**To be done**
Every line below should be copied exactly; drop the pictures.

**Information provided**

◇ ◇ ◇ ◇

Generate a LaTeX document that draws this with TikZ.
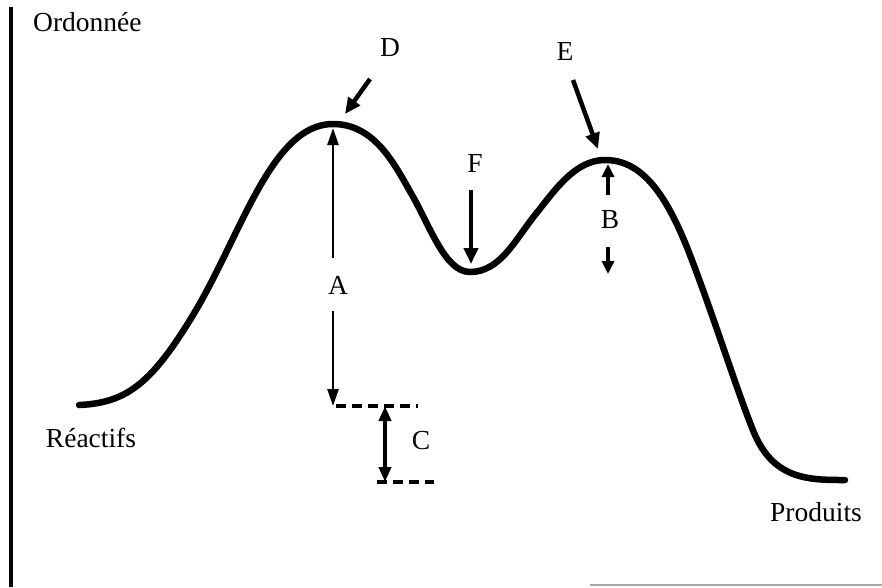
\documentclass[tikz,border=0pt]{standalone}
\usepackage{fontspec}
\setmainfont{Liberation Serif}
\usetikzlibrary{arrows.meta}
\begin{document}
\begin{tikzpicture}[x=1pt,y=-1pt,
  lbl/.style={font=\fontsize{27.5}{32}\selectfont, inner sep=0pt, anchor=center},
  curve/.style={line width=6.5pt, line cap=round, line join=round},
  bigarrow/.style={line width=4.5pt, -{Triangle[length=16pt,width=14pt]}},
  thinarrow/.style={line width=2.6pt, -{Triangle[length=17pt,width=11pt]}},
  smallarrow/.style={line width=4pt, -{Triangle[length=13pt,width=12pt]}},
  dashline/.style={line width=3.2pt, dash pattern=on 10pt off 6pt}]
\useasboundingbox (0,0) rectangle (882,587);
% axes
\draw[line width=3.2pt] (11,7) -- (11,587);
\draw[line width=1.2pt, black!35] (590,585) -- (882,585);
% energy curve
\draw[curve] (79,405) .. controls (125,403) and (150,385) .. (190,320)
  .. controls (240,240) and (270,124) .. (333,124)
  .. controls (375,124) and (395,165) .. (412,195)
  .. controls (430,226) and (445,272) .. (470,272)
  .. controls (500,272) and (515,240) .. (535,215)
  .. controls (555,190) and (575,160) .. (605,160)
  .. controls (640,160) and (665,190) .. (690,255)
  .. controls (715,320) and (740,400) .. (755,435)
  .. controls (775,480) and (810,480) .. (845,480);
% labels
\node[lbl, anchor=west] (ord) at (33,22) {Ordonnée};
\node[lbl] (D) at (390,48) {D};
\node[lbl] (E) at (565,51) {E};
\node[lbl] (F) at (475,163) {F};
\node[lbl] (B) at (610,220) {B};
\node[lbl] (A) at (338,285) {A};
\node[lbl] (C) at (421,441) {C};
\node[lbl] (reac) at (91,438) {Réactifs};
\node[lbl] (prod) at (816,512) {Produits};
% coordinates
\coordinate (Dst) at (370,79);
\coordinate (Dtip) at (345,114);
\coordinate (Est) at (573,80);
\coordinate (Etip) at (598,149);
\coordinate (Fst) at (471,190);
\coordinate (Ftip) at (471,264);
\coordinate (Atop) at (333,128);
\coordinate (Aup) at (333,258);
\coordinate (Adn) at (333,311);
\coordinate (Abot) at (333,406);
\coordinate (Bup) at (608,195);
\coordinate (Btop) at (608,164);
\coordinate (Bdn) at (608,247);
\coordinate (Bbot) at (608,274);
\coordinate (L1a) at (336,406);
\coordinate (L1b) at (418,406);
\coordinate (L2a) at (377,482);
\coordinate (L2b) at (434,482);
\coordinate (Ctop) at (385,406);
\coordinate (Cbot) at (385,482);
% arrows
\draw[bigarrow] (Dst) -- (Dtip);
\draw[bigarrow] (Est) -- (Etip);
\draw[bigarrow] (Fst) -- (Ftip);
\draw[thinarrow] (Aup) -- (Atop);
\draw[thinarrow] (Adn) -- (Abot);
\draw[smallarrow] (Bup) -- (Btop);
\draw[smallarrow] (Bdn) -- (Bbot);
\draw[line width=4pt, {Triangle[length=15pt,width=12pt]}-{Triangle[length=15pt,width=12pt]}] (Ctop) -- (Cbot);
\draw[dashline] (L1a) -- (L1b);
\draw[dashline] (L2a) -- (L2b);
\end{tikzpicture}
\end{document}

◇ ◇ ◇ ◇

**Exercise answer**
Generate a LaTeX document that draws this with TikZ.
\documentclass[tikz,border=0pt]{standalone}
\usepackage{fontspec}
\setmainfont{Liberation Serif}
\usetikzlibrary{arrows.meta}
\begin{document}
\begin{tikzpicture}[x=1pt,y=-1pt,
  lbl/.style={font=\fontsize{27.5}{32}\selectfont, inner sep=0pt, anchor=center},
  curve/.style={line width=6.5pt, line cap=round, line join=round},
  bigarrow/.style={line width=4.5pt, -{Triangle[length=16pt,width=14pt]}},
  thinarrow/.style={line width=2.6pt, -{Triangle[length=17pt,width=11pt]}},
  smallarrow/.style={line width=4pt, -{Triangle[length=13pt,width=12pt]}},
  dashline/.style={line width=3.2pt, dash pattern=on 10pt off 6pt}]
\useasboundingbox (0,0) rectangle (882,587);
% axes
\draw[line width=3.2pt] (11,7) -- (11,587);
\draw[line width=1.2pt, black!35] (590,585) -- (882,585);
% energy curve
\draw[curve] (79,405) .. controls (125,403) and (150,385) .. (190,320)
  .. controls (240,240) and (270,124) .. (333,124)
  .. controls (375,124) and (395,165) .. (412,195)
  .. controls (430,226) and (445,272) .. (470,272)
  .. controls (500,272) and (515,240) .. (535,215)
  .. controls (555,190) and (575,160) .. (605,160)
  .. controls (640,160) and (665,190) .. (690,255)
  .. controls (715,320) and (740,400) .. (755,435)
  .. controls (775,480) and (810,480) .. (845,480);
% labels
\node[lbl, anchor=west] (ord) at (33,22) {Ordonnée};
\node[lbl] (D) at (390,48) {D};
\node[lbl] (E) at (565,51) {E};
\node[lbl] (F) at (475,163) {F};
\node[lbl] (B) at (610,220) {B};
\node[lbl] (A) at (338,285) {A};
\node[lbl] (C) at (421,441) {C};
\node[lbl] (reac) at (91,438) {Réactifs};
\node[lbl] (prod) at (816,512) {Produits};
% coordinates
\coordinate (Dst) at (370,79);
\coordinate (Dtip) at (345,114);
\coordinate (Est) at (573,80);
\coordinate (Etip) at (598,149);
\coordinate (Fst) at (471,190);
\coordinate (Ftip) at (471,264);
\coordinate (Atop) at (333,128);
\coordinate (Aup) at (333,258);
\coordinate (Adn) at (333,311);
\coordinate (Abot) at (333,406);
\coordinate (Bup) at (608,195);
\coordinate (Btop) at (608,164);
\coordinate (Bdn) at (608,247);
\coordinate (Bbot) at (608,274);
\coordinate (L1a) at (336,406);
\coordinate (L1b) at (418,406);
\coordinate (L2a) at (377,482);
\coordinate (L2b) at (434,482);
\coordinate (Ctop) at (385,406);
\coordinate (Cbot) at (385,482);
% arrows
\draw[bigarrow] (Dst) -- (Dtip);
\draw[bigarrow] (Est) -- (Etip);
\draw[bigarrow] (Fst) -- (Ftip);
\draw[thinarrow] (Aup) -- (Atop);
\draw[thinarrow] (Adn) -- (Abot);
\draw[smallarrow] (Bup) -- (Btop);
\draw[smallarrow] (Bdn) -- (Bbot);
\draw[line width=4pt, {Triangle[length=15pt,width=12pt]}-{Triangle[length=15pt,width=12pt]}] (Ctop) -- (Cbot);
\draw[dashline] (L1a) -- (L1b);
\draw[dashline] (L2a) -- (L2b);
\end{tikzpicture}
\end{document}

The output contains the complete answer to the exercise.